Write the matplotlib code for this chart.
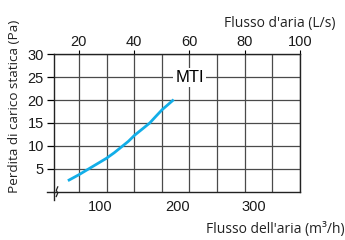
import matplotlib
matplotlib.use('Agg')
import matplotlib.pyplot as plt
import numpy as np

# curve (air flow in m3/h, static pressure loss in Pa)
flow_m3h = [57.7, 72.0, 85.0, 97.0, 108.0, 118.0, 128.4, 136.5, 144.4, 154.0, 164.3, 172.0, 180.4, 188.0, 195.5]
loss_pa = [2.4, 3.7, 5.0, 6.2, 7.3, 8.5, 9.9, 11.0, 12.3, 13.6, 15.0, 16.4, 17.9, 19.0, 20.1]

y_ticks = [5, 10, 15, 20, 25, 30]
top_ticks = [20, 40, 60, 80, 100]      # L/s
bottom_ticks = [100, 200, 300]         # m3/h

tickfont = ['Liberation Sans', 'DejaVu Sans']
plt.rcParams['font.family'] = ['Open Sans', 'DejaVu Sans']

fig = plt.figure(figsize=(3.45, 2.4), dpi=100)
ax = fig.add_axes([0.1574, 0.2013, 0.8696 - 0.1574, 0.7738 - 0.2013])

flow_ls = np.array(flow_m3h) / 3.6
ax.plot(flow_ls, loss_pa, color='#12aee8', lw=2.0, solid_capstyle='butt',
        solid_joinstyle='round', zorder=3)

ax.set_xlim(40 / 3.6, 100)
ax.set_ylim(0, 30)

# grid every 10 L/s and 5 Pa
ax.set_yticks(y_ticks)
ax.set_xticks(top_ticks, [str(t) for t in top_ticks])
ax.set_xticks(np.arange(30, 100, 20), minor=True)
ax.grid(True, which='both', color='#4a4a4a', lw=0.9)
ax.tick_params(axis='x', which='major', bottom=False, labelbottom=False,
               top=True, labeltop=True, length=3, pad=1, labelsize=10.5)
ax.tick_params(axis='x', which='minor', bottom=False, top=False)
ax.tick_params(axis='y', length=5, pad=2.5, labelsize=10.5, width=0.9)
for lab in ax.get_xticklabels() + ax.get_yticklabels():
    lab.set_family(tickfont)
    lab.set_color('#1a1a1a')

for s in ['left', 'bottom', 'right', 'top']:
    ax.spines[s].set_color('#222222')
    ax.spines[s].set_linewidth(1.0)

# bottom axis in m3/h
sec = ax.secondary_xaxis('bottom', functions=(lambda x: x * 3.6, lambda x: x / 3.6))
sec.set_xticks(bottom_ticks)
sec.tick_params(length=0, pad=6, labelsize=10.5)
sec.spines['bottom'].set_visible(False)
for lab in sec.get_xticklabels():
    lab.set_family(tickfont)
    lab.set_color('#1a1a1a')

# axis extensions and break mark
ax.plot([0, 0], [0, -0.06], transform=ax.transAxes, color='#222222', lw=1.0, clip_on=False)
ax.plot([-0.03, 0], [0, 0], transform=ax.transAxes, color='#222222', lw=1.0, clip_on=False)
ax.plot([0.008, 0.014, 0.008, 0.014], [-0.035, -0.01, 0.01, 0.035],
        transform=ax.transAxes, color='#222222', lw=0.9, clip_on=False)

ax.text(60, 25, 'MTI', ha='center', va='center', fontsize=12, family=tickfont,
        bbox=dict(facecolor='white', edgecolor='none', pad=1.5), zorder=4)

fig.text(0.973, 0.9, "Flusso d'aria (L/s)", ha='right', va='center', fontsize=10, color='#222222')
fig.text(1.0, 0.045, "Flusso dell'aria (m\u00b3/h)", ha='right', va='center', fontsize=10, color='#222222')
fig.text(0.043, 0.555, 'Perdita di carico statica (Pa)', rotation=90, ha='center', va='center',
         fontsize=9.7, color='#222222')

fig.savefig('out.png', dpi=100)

• • •

◆ **PROBLEM DESCRIPTION**: Write out every line of the listing that holds the word "matplotlib".

◆ **WRITTEN ANSWER**:
Write the matplotlib code for this chart.
import matplotlib
matplotlib.use('Agg')
import matplotlib.pyplot as plt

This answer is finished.